▸ INSTRUCTIONS TO FOLLOW: Within the data that follows, set down exactly the lines from the one containing "Reproduce this chart with Observable Plot." through the one containing "const rows = name", both ends included.

▸ EXERCISE INPUT:
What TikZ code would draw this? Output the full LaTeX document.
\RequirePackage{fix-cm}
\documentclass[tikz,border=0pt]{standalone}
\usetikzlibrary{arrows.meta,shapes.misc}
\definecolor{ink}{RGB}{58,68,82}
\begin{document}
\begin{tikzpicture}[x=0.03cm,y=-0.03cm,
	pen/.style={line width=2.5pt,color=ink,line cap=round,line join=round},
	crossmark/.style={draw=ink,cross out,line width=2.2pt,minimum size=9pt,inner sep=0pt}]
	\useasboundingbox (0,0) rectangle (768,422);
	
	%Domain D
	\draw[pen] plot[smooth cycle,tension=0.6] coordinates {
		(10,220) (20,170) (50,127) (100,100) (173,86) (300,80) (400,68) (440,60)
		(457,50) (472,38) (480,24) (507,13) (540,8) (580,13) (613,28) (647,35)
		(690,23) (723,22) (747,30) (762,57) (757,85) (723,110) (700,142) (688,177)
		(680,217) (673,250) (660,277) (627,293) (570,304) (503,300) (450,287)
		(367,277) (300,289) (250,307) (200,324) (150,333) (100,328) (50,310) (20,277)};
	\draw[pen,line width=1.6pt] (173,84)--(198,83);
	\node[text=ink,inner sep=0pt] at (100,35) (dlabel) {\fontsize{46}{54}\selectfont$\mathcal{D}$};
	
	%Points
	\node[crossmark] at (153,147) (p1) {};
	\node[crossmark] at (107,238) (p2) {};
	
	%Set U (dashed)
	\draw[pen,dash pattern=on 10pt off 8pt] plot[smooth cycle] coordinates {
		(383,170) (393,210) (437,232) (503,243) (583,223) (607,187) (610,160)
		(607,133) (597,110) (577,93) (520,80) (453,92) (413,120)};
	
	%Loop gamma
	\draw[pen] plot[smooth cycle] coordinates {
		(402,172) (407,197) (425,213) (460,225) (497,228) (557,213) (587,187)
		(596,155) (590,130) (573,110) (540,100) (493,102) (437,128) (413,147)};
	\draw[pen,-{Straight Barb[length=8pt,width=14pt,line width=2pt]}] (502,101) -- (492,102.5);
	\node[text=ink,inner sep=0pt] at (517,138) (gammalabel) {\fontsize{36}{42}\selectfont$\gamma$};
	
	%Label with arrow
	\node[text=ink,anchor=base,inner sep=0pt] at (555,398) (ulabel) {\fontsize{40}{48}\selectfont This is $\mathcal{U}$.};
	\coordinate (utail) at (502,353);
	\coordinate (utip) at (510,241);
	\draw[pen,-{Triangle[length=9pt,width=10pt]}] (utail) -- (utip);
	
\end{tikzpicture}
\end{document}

---

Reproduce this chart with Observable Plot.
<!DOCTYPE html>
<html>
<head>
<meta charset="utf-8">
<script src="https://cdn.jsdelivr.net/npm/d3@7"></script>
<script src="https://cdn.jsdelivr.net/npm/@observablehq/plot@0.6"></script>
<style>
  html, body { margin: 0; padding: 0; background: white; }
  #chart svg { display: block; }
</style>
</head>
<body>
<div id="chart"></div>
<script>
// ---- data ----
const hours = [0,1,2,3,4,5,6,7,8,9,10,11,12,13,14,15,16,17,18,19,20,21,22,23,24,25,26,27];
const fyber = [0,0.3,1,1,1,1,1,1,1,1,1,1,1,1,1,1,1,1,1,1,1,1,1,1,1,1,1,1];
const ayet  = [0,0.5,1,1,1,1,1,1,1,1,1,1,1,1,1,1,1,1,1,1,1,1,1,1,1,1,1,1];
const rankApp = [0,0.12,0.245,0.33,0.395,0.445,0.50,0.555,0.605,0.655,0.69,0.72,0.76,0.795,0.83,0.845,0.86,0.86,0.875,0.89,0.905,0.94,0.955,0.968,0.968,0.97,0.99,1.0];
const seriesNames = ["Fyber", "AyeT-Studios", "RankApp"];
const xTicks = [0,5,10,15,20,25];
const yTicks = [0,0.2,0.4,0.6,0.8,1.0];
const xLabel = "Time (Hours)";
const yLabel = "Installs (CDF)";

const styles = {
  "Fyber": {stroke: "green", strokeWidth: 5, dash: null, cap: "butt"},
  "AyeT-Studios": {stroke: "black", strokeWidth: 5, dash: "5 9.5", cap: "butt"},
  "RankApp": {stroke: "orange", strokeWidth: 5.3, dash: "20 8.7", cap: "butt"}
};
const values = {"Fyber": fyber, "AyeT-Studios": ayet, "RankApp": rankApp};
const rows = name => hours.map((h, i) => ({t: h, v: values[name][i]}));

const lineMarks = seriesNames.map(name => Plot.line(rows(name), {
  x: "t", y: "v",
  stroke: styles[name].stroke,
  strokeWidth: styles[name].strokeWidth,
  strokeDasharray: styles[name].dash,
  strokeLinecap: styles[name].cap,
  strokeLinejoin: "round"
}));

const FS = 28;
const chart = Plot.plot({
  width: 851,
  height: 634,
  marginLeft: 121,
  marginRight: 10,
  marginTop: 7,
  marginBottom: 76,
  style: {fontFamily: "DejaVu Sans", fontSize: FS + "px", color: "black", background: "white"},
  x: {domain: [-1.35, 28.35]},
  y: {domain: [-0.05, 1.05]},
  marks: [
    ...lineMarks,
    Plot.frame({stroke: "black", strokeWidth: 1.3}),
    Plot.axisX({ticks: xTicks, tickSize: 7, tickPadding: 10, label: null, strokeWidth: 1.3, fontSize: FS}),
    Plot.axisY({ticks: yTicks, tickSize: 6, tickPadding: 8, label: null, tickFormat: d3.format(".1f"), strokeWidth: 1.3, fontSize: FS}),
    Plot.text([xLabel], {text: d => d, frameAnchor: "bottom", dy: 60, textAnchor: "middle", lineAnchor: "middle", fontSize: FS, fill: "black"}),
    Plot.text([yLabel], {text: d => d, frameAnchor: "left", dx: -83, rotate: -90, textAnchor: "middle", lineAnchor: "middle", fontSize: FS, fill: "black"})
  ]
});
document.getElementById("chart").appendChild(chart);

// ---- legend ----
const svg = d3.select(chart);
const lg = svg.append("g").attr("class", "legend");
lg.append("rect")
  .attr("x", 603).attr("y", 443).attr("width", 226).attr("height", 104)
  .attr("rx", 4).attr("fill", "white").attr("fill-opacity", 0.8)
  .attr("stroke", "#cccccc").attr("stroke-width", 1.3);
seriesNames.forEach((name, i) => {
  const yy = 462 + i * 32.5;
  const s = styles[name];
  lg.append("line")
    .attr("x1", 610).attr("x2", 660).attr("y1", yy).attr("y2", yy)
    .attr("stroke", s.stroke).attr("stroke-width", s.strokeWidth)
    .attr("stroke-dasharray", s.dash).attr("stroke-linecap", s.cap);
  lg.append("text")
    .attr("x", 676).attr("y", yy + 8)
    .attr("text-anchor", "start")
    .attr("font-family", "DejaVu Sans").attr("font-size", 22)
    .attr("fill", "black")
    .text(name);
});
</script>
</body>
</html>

▸ WORKED ANSWER:
Reproduce this chart with Observable Plot.
<!DOCTYPE html>
<html>
<head>
<meta charset="utf-8">
<script src="https://cdn.jsdelivr.net/npm/d3@7"></script>
<script src="https://cdn.jsdelivr.net/npm/@observablehq/plot@0.6"></script>
<style>
  html, body { margin: 0; padding: 0; background: white; }
  #chart svg { display: block; }
</style>
</head>
<body>
<div id="chart"></div>
<script>
// ---- data ----
const hours = [0,1,2,3,4,5,6,7,8,9,10,11,12,13,14,15,16,17,18,19,20,21,22,23,24,25,26,27];
const fyber = [0,0.3,1,1,1,1,1,1,1,1,1,1,1,1,1,1,1,1,1,1,1,1,1,1,1,1,1,1];
const ayet  = [0,0.5,1,1,1,1,1,1,1,1,1,1,1,1,1,1,1,1,1,1,1,1,1,1,1,1,1,1];
const rankApp = [0,0.12,0.245,0.33,0.395,0.445,0.50,0.555,0.605,0.655,0.69,0.72,0.76,0.795,0.83,0.845,0.86,0.86,0.875,0.89,0.905,0.94,0.955,0.968,0.968,0.97,0.99,1.0];
const seriesNames = ["Fyber", "AyeT-Studios", "RankApp"];
const xTicks = [0,5,10,15,20,25];
const yTicks = [0,0.2,0.4,0.6,0.8,1.0];
const xLabel = "Time (Hours)";
const yLabel = "Installs (CDF)";

const styles = {
  "Fyber": {stroke: "green", strokeWidth: 5, dash: null, cap: "butt"},
  "AyeT-Studios": {stroke: "black", strokeWidth: 5, dash: "5 9.5", cap: "butt"},
  "RankApp": {stroke: "orange", strokeWidth: 5.3, dash: "20 8.7", cap: "butt"}
};
const values = {"Fyber": fyber, "AyeT-Studios": ayet, "RankApp": rankApp};
const rows = name => hours.map((h, i) => ({t: h, v: values[name][i]}));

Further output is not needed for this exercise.